Wir sprachen ein halbes Jahr lang nicht ein Wort miteinander, aber dann brauchte sie meinen Synthesizer und da mußte sie schon wieder sprechen.
So arg war es mit Ilona freilich nicht. Aber eines Morgens weckten mich Sonnenstrahlen - und ich hasse es, von der grellen Sonne geweckt zu werden, und das erste was ich sah, war Ilona in Hot Pants im Safarilook, die sich begeistert im Spiegel betrachtete und zwitscherte, daß es ein wunderschöner Tag sei und daß wir heute bestimmt tüchtig braun werden würden. Daraufhin grunzte ich etwas in der Tat recht Grobes über ihre Beine und daß ich so mit ihr nicht auf die Straße gehen würde. Wir sprachen drei Stunden nicht miteinander.
Abends mußte sie mich dann immer zeichnen. Ich saß auf einem Kai und mußte eine Stunde lang bewegungslos ein Boot anstarren, nicht mal rauchen durfte ich dabei, weil sie sonst meinen Mund nicht hingekriegt hätte. Wenn ich ihr dann sagte, sie solle nicht immer so krisselig und strichelig zeichnen, gab sie zurück, alle großen Zeichner hätten so gestrichelt gezeichnet, ich solle mal in ein Museum gehen.
Zu Belle Île wäre noch zu sagen, daß die bedeutende Tragödin Sarah Bernhardt dort vierzig Jahre lang ihren Urlaub verbrachte. Sie soll dort meist in einem Butterfaß rührend aufs Meer geblickt haben, aber Butter hätte sie nie hingekriegt, nur eine Art Käse, der auch nicht gut gewesen sein soll. Jetzt ist ein Felsen nach ihr benannt. Ihr Haus haben wir nicht besichtigt, weil die Straße dorthin so steil ist. Wir fuhren stattdessen zur Apothekergrotte, in der in den letzten zehn Jahren zwölf Menschen tödlich ausgerutscht sind. Wir fanden den Abstieg auch wahnsinnig gefährlich und fühlten uns schon heldenhaft, was nachließ, als wir in der Grotte eine Pädagogin vorfanden, die gerade einer Gruppe mongoloider Kinder erklärte, wie Grotten entstehen.

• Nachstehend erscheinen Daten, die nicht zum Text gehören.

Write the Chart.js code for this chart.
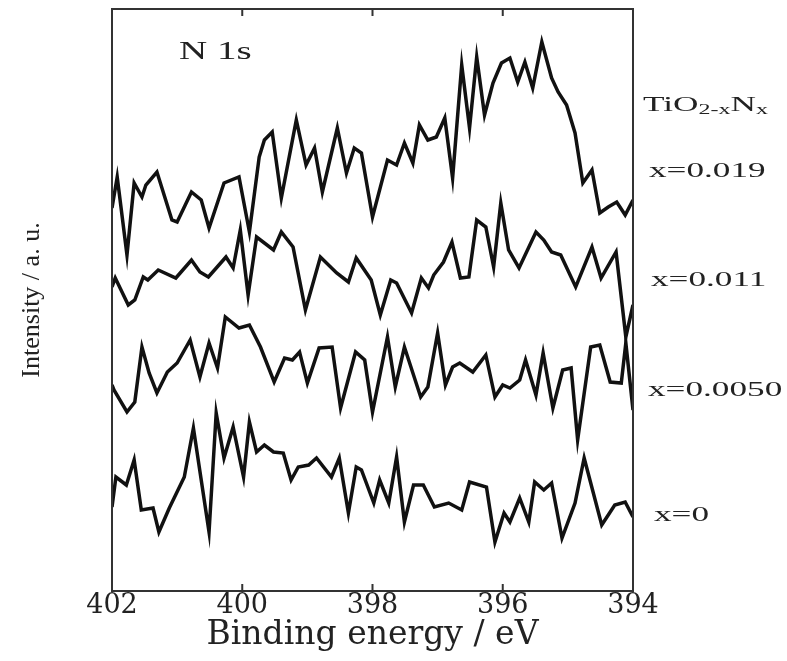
<!DOCTYPE html>
<html>
<head>
<meta charset="utf-8">
<script src="https://cdn.jsdelivr.net/npm/chart.js@4/dist/chart.umd.min.js"></script>
<style>
  html, body { margin: 0; padding: 0; background: #fff; }
  canvas { display: block; }
</style>
</head>
<body>
<canvas id="xps" width="787" height="661"></canvas>
<script>
// N 1s XPS of TiO2-xNx, binding energy (eV) vs intensity (a.u., traces stacked)
var tickValues = [402, 400, 398, 396, 394];

// x = 0.019
var energy019 = [402.0, 401.92, 401.77, 401.66, 401.54, 401.48, 401.31, 401.08, 401.0, 400.78,
  400.63, 400.51, 400.28, 400.05, 399.89, 399.74, 399.66, 399.54, 399.4, 399.17,
  399.02, 398.89, 398.77, 398.54, 398.4, 398.28, 398.17, 398.0, 397.77, 397.63,
  397.51, 397.38, 397.28, 397.15, 397.02, 396.89, 396.77, 396.63, 396.51, 396.4,
  396.28, 396.15, 396.02, 395.89, 395.77, 395.66, 395.54, 395.4, 395.25, 395.15,
  395.02, 394.89, 394.77, 394.63, 394.51, 394.38, 394.25, 394.12, 394.0];
var intensity019 = [38.3, 41.4, 33.6, 40.8, 39.4, 40.6, 41.9, 37.1, 36.9, 39.9,
  39.1, 36.3, 40.8, 41.4, 35.9, 43.4, 45.1, 45.9, 39.3, 47.1,
  42.6, 44.3, 39.9, 46.3, 41.8, 44.3, 43.8, 37.4, 43.1, 42.6,
  44.8, 42.8, 46.6, 45.1, 45.4, 47.3, 41.3, 52.6, 46.3, 53.4,
  47.6, 50.8, 52.8, 53.3, 50.9, 52.9, 50.3, 54.9, 51.3, 49.9,
  48.6, 45.8, 40.8, 42.1, 37.8, 38.4, 38.9, 37.6, 39.1];

// x = 0.011
var energy011 = [402.0, 401.95, 401.75, 401.65, 401.52, 401.45, 401.29, 401.02, 400.78, 400.65,
  400.52, 400.25, 400.14, 400.03, 399.91, 399.78, 399.52, 399.4, 399.22, 399.03,
  398.8, 398.55, 398.37, 398.25, 398.02, 397.88, 397.72, 397.63, 397.4, 397.25,
  397.14, 397.06, 396.91, 396.78, 396.65, 396.52, 396.4, 396.26, 396.14, 396.03,
  395.91, 395.75, 395.49, 395.37, 395.25, 395.11, 394.88, 394.63, 394.49, 394.26,
  394.11, 394.0];
var intensity011 = [30.4, 31.3, 28.6, 29.1, 31.4, 31.1, 32.1, 31.3, 33.1, 31.9,
  31.4, 33.4, 32.3, 36.1, 29.6, 35.4, 34.1, 35.9, 34.4, 28.1,
  33.4, 31.8, 30.9, 33.3, 31.1, 27.6, 31.1, 30.8, 27.8, 31.3,
  30.3, 31.6, 32.9, 34.9, 31.3, 31.4, 37.1, 36.4, 32.4, 38.8,
  34.1, 32.3, 35.9, 35.1, 33.9, 33.6, 30.4, 34.4, 31.3, 33.9,
  25.4, 28.6];

// x = 0.0050
var energy0050 = [402.0, 401.97, 401.77, 401.65, 401.54, 401.43, 401.31, 401.15, 401.0, 400.8,
  400.65, 400.51, 400.38, 400.26, 400.05, 399.89, 399.72, 399.51, 399.35, 399.23,
  399.12, 399.0, 398.82, 398.62, 398.49, 398.26, 398.12, 398.0, 397.77, 397.65,
  397.51, 397.26, 397.15, 397.0, 396.88, 396.77, 396.66, 396.46, 396.26, 396.12,
  396.0, 395.89, 395.74, 395.65, 395.49, 395.38, 395.23, 395.08, 394.95, 394.85,
  394.65, 394.51, 394.35, 394.18, 394.11, 394.0];
var intensity0050 = [20.6, 20.1, 17.9, 18.9, 24.4, 21.8, 19.8, 21.9, 22.8, 25.1,
  21.4, 24.8, 22.3, 27.4, 26.3, 26.6, 24.4, 20.9, 23.3, 23.1,
  23.9, 20.8, 24.3, 24.4, 18.3, 23.9, 23.1, 17.9, 25.4, 20.4,
  24.4, 19.4, 20.4, 25.8, 20.6, 22.4, 22.8, 21.9, 23.6, 19.4,
  20.6, 20.3, 21.1, 23.1, 19.6, 23.8, 18.3, 22.1, 22.3, 15.1,
  24.4, 24.6, 20.9, 20.8, 24.8, 18.1];

// x = 0
var energy0 = [402.0, 401.94, 401.78, 401.66, 401.55, 401.37, 401.28, 401.12, 400.89, 400.75,
  400.63, 400.51, 400.4, 400.28, 400.14, 399.98, 399.89, 399.78, 399.66, 399.52,
  399.37, 399.25, 399.14, 398.98, 398.86, 398.63, 398.51, 398.37, 398.25, 398.17,
  397.98, 397.89, 397.75, 397.63, 397.51, 397.37, 397.22, 397.05, 396.83, 396.63,
  396.51, 396.25, 396.12, 395.98, 395.89, 395.74, 395.6, 395.51, 395.37, 395.25,
  395.09, 394.89, 394.75, 394.48, 394.28, 394.12, 394.0];
var intensity0 = [8.4, 11.4, 10.6, 13.1, 8.1, 8.3, 5.9, 8.3, 11.4, 16.3,
  11.1, 5.9, 17.8, 13.3, 16.4, 11.4, 16.9, 13.9, 14.6, 13.9,
  13.8, 11.1, 12.4, 12.6, 13.3, 11.4, 13.3, 7.8, 12.4, 12.1,
  8.8, 11.1, 8.8, 13.4, 6.9, 10.6, 10.6, 8.4, 8.8, 8.1,
  10.9, 10.4, 4.9, 7.8, 6.9, 9.3, 6.9, 10.9, 10.1, 10.8,
  5.3, 8.8, 13.3, 6.6, 8.6, 8.9, 7.4];

var seriesLabels = ['x=0.019', 'x=0.011', 'x=0.0050', 'x=0'];
// where each series label sits, in intensity units
var seriesLabelLevels = [42.0, 31.1, 20.1, 7.6];

function pairUp(xs, ys) {
  return xs.map(function (e, i) { return { x: e, y: ys[i] }; });
}

function makeSet(label, xs, ys) {
  return {
    label: label,
    data: pairUp(xs, ys),
    borderColor: '#111',
    borderWidth: 3.5,
    pointRadius: 0,
    tension: 0,
    fill: false
  };
}

// text in the scan is stretched sideways, so draw it the same way
function wideText(ctx, text, x, y, size, sx) {
  ctx.save();
  ctx.translate(x, y);
  ctx.scale(sx, 1);
  ctx.font = size + 'px "Liberation Serif"';
  ctx.fillText(text, 0, 0);
  var w = ctx.measureText(text).width * sx;
  ctx.restore();
  return w;
}

const framePlugin = {
  id: 'frame',
  afterDraw(chart) {
    const ctx = chart.ctx;
    const a = chart.chartArea;
    const xs = chart.scales.x;
    const ys = chart.scales.y;
    ctx.save();
    ctx.strokeStyle = '#333';
    ctx.lineWidth = 2;
    ctx.strokeRect(a.left, a.top, a.right - a.left, a.bottom - a.top);

    // inward ticks top and bottom
    ctx.beginPath();
    tickValues.forEach(function (v) {
      var px = xs.getPixelForValue(v);
      ctx.moveTo(px, a.bottom);
      ctx.lineTo(px, a.bottom - 7);
      ctx.moveTo(px, a.top);
      ctx.lineTo(px, a.top + 7);
    });
    ctx.stroke();

    ctx.fillStyle = '#222';
    ctx.textBaseline = 'middle';
    ctx.textAlign = 'left';
    wideText(ctx, 'N 1s', xs.getPixelForValue(400.97), ys.getPixelForValue(53.9), 26, 1.5);

    // TiO2-xNx with subscripts
    var lx = a.right + 10;
    var ly = ys.getPixelForValue(48.6);
    lx += wideText(ctx, 'TiO', lx, ly, 22, 1.6);
    lx += wideText(ctx, '2-x', lx, ly + 5, 15, 1.6);
    lx += wideText(ctx, 'N', lx, ly, 22, 1.6);
    wideText(ctx, 'x', lx, ly + 5, 15, 1.6);

    var offsets = [16, 18, 15, 21];
    seriesLabels.forEach(function (t, i) {
      wideText(ctx, t, a.right + offsets[i], ys.getPixelForValue(seriesLabelLevels[i]), 22, 1.6);
    });
    ctx.restore();
  }
};

const config = {
  type: 'line',
  data: {
    datasets: [
      makeSet(seriesLabels[0], energy019, intensity019),
      makeSet(seriesLabels[1], energy011, intensity011),
      makeSet(seriesLabels[2], energy0050, intensity0050),
      makeSet(seriesLabels[3], energy0, intensity0)
    ]
  },
  options: {
    responsive: false,
    animation: false,
    devicePixelRatio: 1,
    layout: { padding: { top: 9, right: 154, bottom: 0, left: 0 } },
    plugins: {
      legend: { display: false },
      tooltip: { enabled: false }
    },
    scales: {
      x: {
        type: 'linear',
        min: 394,
        max: 402,
        reverse: true,
        grid: { display: false },
        border: { display: false },
        afterBuildTicks: function (s) {
          s.ticks = tickValues.map(function (v) { return { value: v }; });
        },
        afterFit: function (s) { s.height = 70; },
        ticks: {
          padding: -9,
          color: '#222',
          font: { family: 'DejaVu Serif', size: 27 }
        },
        title: {
          display: true,
          text: 'Binding energy / eV',
          color: '#222',
          padding: { top: 0, bottom: 6 },
          font: { family: 'DejaVu Serif', size: 33 }
        }
      },
      y: {
        min: 0,
        max: 58.2,
        grid: { display: false },
        border: { display: false },
        ticks: { display: false },
        afterFit: function (s) { s.width = 112; },
        title: {
          display: true,
          text: 'Intensity / a. u.',
          color: '#222',
          padding: { top: 17, bottom: 0 },
          font: { family: 'Liberation Serif', size: 26 }
        }
      }
    }
  },
  plugins: [framePlugin]
};

var xpsChart = new Chart(document.getElementById('xps'), config);
</script>
</body>
</html>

Michael Gerhardt erzählte mir gestern, er würde jemanden kennen, der kürzlich mit dem Jungen von der alten Kinder-Schokolade-Packung geschlafen hätte, also dem Jungen mit der kleinen Fliege, der müßte jetzt auch Mitte bis Ende Zwanzig sein. Das schreibe ich nur, weil mir neulich etwas ganz ähnliches passiert ist: Ich verbrachte eine Nacht mit einem Überlebenden eines Reaktorunglücks! Er heißt Joe Hovan, stammt aus Harrisburg/Pennssylvania und lebt noch. Er trat am 26.5. um 3.00 morgens in Tom's Bar auf, ich bin zur gleichen Zeit dort aufgetreten und so kam das dann. Wir haben dann noch diverse Nächte verbracht und besuchten auch das Kumpelnest 3000, wo laut einem Freund von Michael Gerhard eine betrunkene Negerin auf die Theke springt und ihre Grotte zeigt, wie Lars Bayer, Chefredaktor des "Schlüsselloch" das immer so nett formuliert. Bei meinem letzten Besuch im Kumpelnest 3000 tat sie es aber nicht. Sie stürzte zwar sogleich auf mich zu, aber nicht grottenmäßig, sondern sie deutete gestikulierend auf diese dürre Fixerin, die da immer in der Ecke liegt und meinte, das sei eine "bitch" und die müsste doch eigentlich schon längst tot sein, das die immer noch lebe sei ja unglaublich und 42 sei die schon.